Dass Bundespräsident Alexander Van der Bellen für seine Wiederkandidatur um Spenden aus der Bevölkerung bittet, unterstreicht die Abgehobenheit der politischen „Eliten“, aber auch die Demokratiedefizite des bürgerlich-kapitalistischen Systems.
Wien. Österreichs Bundespräsident Alexander Van der Bellen stellt sich im Herbst der Wiederwahl. Zu diesem Zweck beginnt er zunächst einmal mit einer „Spendenkampagne“, denn ein Präsidentschaftswahlkampf kostet Geld. 2016 waren es über sieben Millionen Euro, die Van der Bellen ausgab, während FPÖ-Kandidat Norbert Hofer sich mit schlappen sechs Millionen begnügte.
In einer Zeit der Krisen, in der die Bevölkerung mit einer historischen Teuerungswelle und massiven Reallohnverlusten kämpft, wird sie also aufgerufen, für die politischen Ambitionen eines Spitzenverdieners zu spenden. Etwa 25.400 Euro beträgt das monatliche Bruttogehalt des Bundespräsidenten, das sind 335.000 Euro im Jahr sowie im Zuge der sechsjährigen Amtszeit 2,134 Millionen. Zum Vergleich: Das monatliche Durchschnittseinkommen eines österreichischen Arbeitnehmers beträgt 2.160 Euro brutto, d.h. weniger als ein Zehntel – somit müsste er mehr als 70 Jahre arbeiten, um jene Gesamtsumme zu verdienen, die Van der Bellen binnen sechs Jahren – natürlich aus Steuergeldern – erhält. Und auch vor der Präsidentschaft nagte Van der Bellen als Universitätsprofessor, Abgeordneter und Klubobmann im Nationalrat wohl nicht gerade am Hungertuch.
Es gehört schon einiges an elitärer Abgehobenheit und ignoranter Frechheit dazu, wenn man als Spitzenverdiener erwartet, dass die teilweise darbende, von zunehmender finanzieller und sozialer Unsicherheit bedrohte Bevölkerung die spärlich gefüllten Geldbörsen für Van der Bellens Wahlkampf öffnet. Aber es werden sich schon auch ein paar reiche Unternehmer und Manager finden, die völlig selbstlos für das Wahlkampfbudget spenden – letztes Mal waren es u.a. Hans-Peter Haselsteiner und Gerhard Zeiler. Die Grünen hingegen, die 2016 noch 4,8 Millionen lockermachten, haben bislang für 2022 „nur“ 500.000 Euro zugesagt.

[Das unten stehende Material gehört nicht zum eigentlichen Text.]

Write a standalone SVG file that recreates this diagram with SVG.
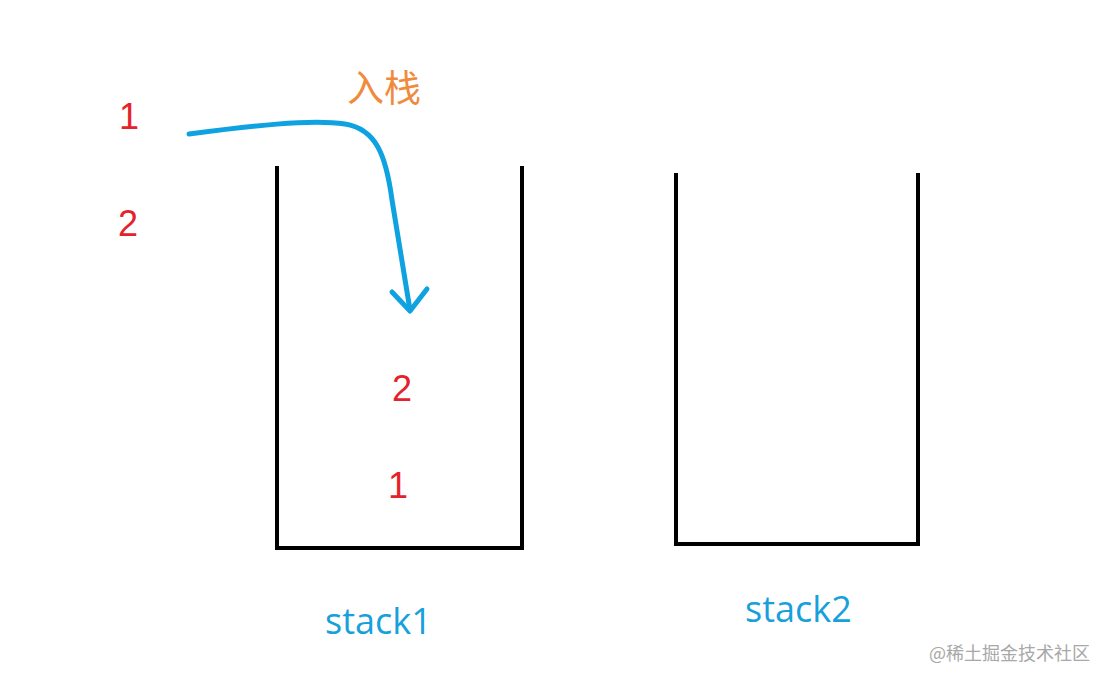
<svg xmlns="http://www.w3.org/2000/svg" width="1110" height="683" viewBox="0 0 1110 683">
<style>
.stk{fill:none;stroke:#000;stroke-width:4;stroke-linecap:butt}
.num{font-family:"Liberation Sans","Noto Sans CJK SC",sans-serif;font-size:36px;fill:#e5222c}
.lbl{font-family:"Open Sans","Liberation Sans",sans-serif;font-size:36px;fill:#16a0dc}
.cn{font-family:"Noto Sans CJK SC",sans-serif;font-size:37px;fill:#f08a3c}
.wm{font-family:"Noto Sans CJK SC",sans-serif;font-size:18px;fill:#a8a8a8}
.arr{fill:none;stroke:#0ea2e0;stroke-width:5;stroke-linecap:round;stroke-linejoin:round}
</style>
<rect width="1110" height="683" fill="#fff"/>
<g id="stack1">
<path class="stk" d="M277,166 L277,548 L522,548 L522,166"/>
<text class="lbl" x="325" y="634">stack1</text>
<text class="num" x="392" y="401">2</text>
<text class="num" x="388" y="498">1</text>
</g>
<g id="stack2">
<path class="stk" d="M676,173 L676,544 L918,544 L918,173"/>
<text class="lbl" x="745" y="622">stack2</text>
</g>
<g id="inputs">
<text class="num" x="119" y="129">1</text>
<text class="num" x="118" y="236">2</text>
</g>
<g id="connectors">
<path class="arr" d="M189,134 C250,126 310,119 345,124 C376,129 386,155 392,200 L410,310"/>
<path class="arr" d="M392,292 L410,311 L427,289"/>
<text class="cn" x="347" y="102">入栈</text>
</g>
<text class="wm" x="929" y="660">@稀土掘金技术社区</text>
</svg>
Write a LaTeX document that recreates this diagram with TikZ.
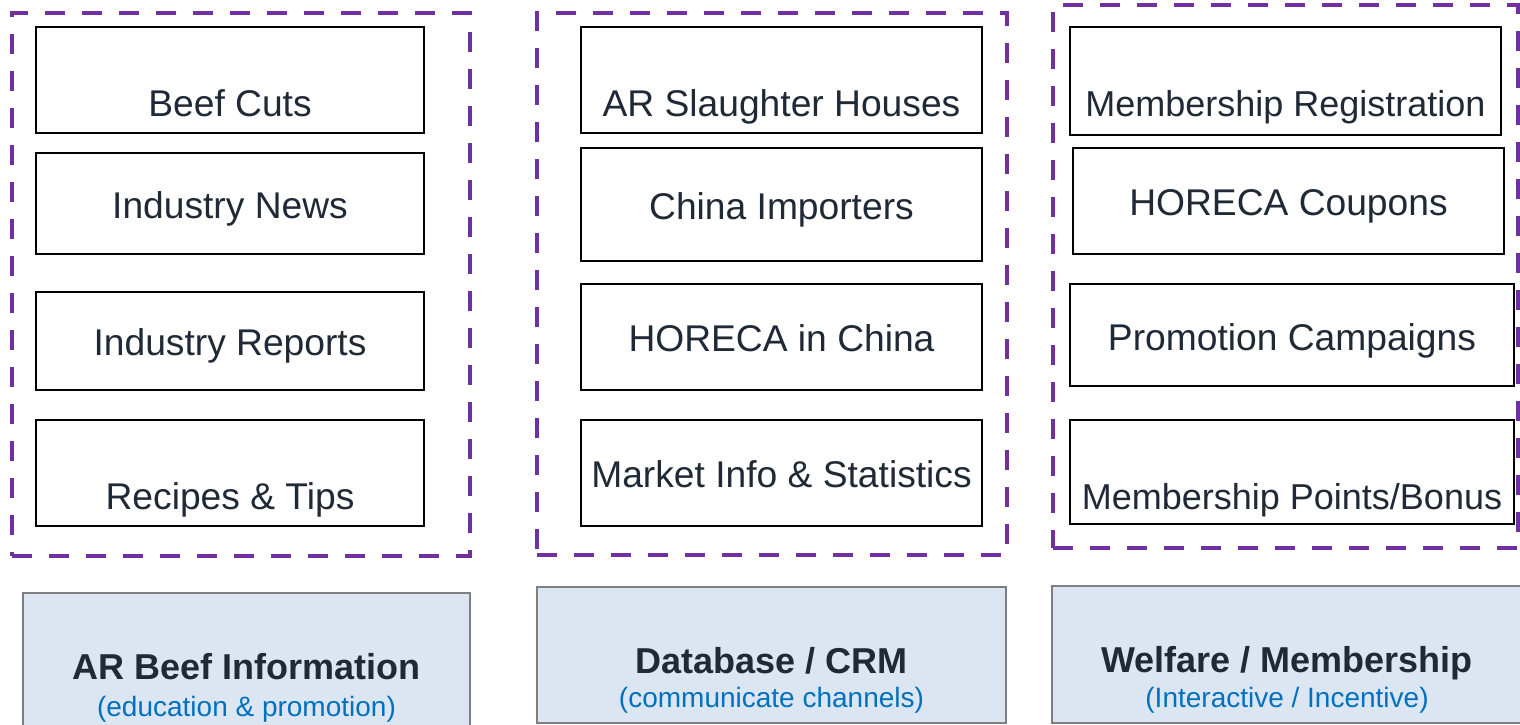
\documentclass[tikz,border=0pt]{standalone}
\usepackage{fontspec}
\setmainfont{Liberation Sans}
\definecolor{dpurple}{HTML}{7030A0}
\definecolor{txtdark}{HTML}{1F2A36}
\definecolor{subblue}{HTML}{0070C0}
\definecolor{lightfill}{HTML}{DCE6F2}
\definecolor{graybd}{HTML}{7F7F7F}
\tikzset{
  grp/.style={draw=dpurple, line width=4.5pt, dash pattern=on 20pt off 17pt, inner sep=0pt},
  inbox/.style={draw=black, line width=2.5pt, fill=white, inner sep=0pt},
  botbox/.style={draw=graybd, line width=2.5pt, fill=lightfill, inner sep=0pt},
  lbl/.style={text=txtdark, font=\fontsize{37.2}{42}\selectfont, inner sep=0pt},
  lblsm/.style={text=txtdark, font=\fontsize{36}{40}\selectfont, inner sep=0pt},
  ttl/.style={text=txtdark, font=\fontsize{36}{40}\selectfont\bfseries, inner sep=0pt},
  sub/.style={text=subblue, font=\fontsize{28}{32}\selectfont, inner sep=0pt},
}
\newcommand\rectnode[6]{% style, name, x1, y1, x2, y2
  \node[#1, minimum width={#5-#3}, minimum height={#6-#4}] (#2) at ({(#3+#5)/2},{(#4+#6)/2}) {};}
\newcommand\inbx[8][lbl]{% [label style] name, x1,y1,x2,y2, baseline, text
  \rectnode{inbox}{#2}{#3}{#4}{#5}{#6}
  \node[#1, anchor=base] (#2-t) at ({(#3+#5)/2},#7) {#8};}
\begin{document}
\begin{tikzpicture}[x=1pt,y=-1pt]
\useasboundingbox (0,0) rectangle (1520,725);
\clip (0,0) rectangle (1520,725);
% dashed groups
\rectnode{grp}{g1}{12}{13}{470}{556}
\rectnode{grp}{g2}{537}{13}{1007}{555}
\rectnode{grp}{g3}{1053}{5}{1518}{548}
% column 1
\inbx{c1a}{36}{27}{424}{133}{116}{Beef Cuts}
\inbx{c1b}{36}{153}{424}{254}{218}{Industry News}
\inbx{c1c}{36}{292}{424}{390}{355}{Industry Reports}
\inbx{c1d}{36}{420}{424}{526}{509}{Recipes \& Tips}
% column 2
\inbx{c2a}{581}{27}{982}{133}{116}{AR Slaughter Houses}
\inbx{c2b}{581}{148}{982}{261}{219}{China Importers}
\inbx{c2c}{581}{284}{982}{390}{351}{HORECA in China}
\inbx{c2d}{581}{420}{982}{526}{487}{Market Info \& Statistics}
% column 3
\inbx[lblsm]{c3a}{1070}{27}{1501}{135}{116}{Membership Registration}
\inbx{c3b}{1073}{148}{1504}{254}{215}{HORECA Coupons}
\inbx{c3c}{1070}{284}{1514}{386}{350}{Promotion Campaigns}
\inbx[lblsm]{c3d}{1070}{420}{1514}{524}{509}{Membership Points/Bonus}
% bottom boxes
\rectnode{botbox}{b1}{23}{593}{470}{735}
\node[ttl, anchor=base] (b1-t) at (246.5,679) {AR Beef Information};
\node[sub, anchor=base] (b1-s) at (246.5,716) {(education \& promotion)};
\rectnode{botbox}{b2}{537}{587}{1006}{723}
\node[ttl, anchor=base] (b2-t) at (771.5,673) {Database / CRM};
\node[sub, anchor=base] (b2-s) at (771.5,707) {(communicate channels)};
\rectnode{botbox}{b3}{1052}{586}{1524}{723}
\node[ttl, anchor=base] (b3-t) at (1287,672) {Welfare / Membership};
\node[sub, anchor=base] (b3-s) at (1287,707) {(Interactive / Incentive)};
\end{tikzpicture}
\end{document}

Indirekt weist Van der Bellens Schorrerei aber doch auf einen wichtigen Punkt hin: Normale Privatpersonen, die keine Spitzenverdiener oder Millionäre sind, oder Vertreter von kleinen Parteien können sich eine Präsidentschaftskandidatur kaum leisten – und wenn doch, dann nur mit einem Wahlkampf auf Sparflamme, der sodann chancenlos ist. Aber das ist natürlich auch der Sinn der gelenkten bürgerlichen „Demokratie“ im Rahmen des Kapitalismus, die für die Reichen, die Besserverdienenden und die politischen „Eliten“ reserviert ist und bleiben soll. Die arbeitende Bevölkerung wird hingegen nur als Stimmvieh angesehen, und mitunter will man ihr für die Wahlinszenierungen sogar noch Geld aus den Taschen ziehen – ein Sittenbild, das auch ein Systembild ist.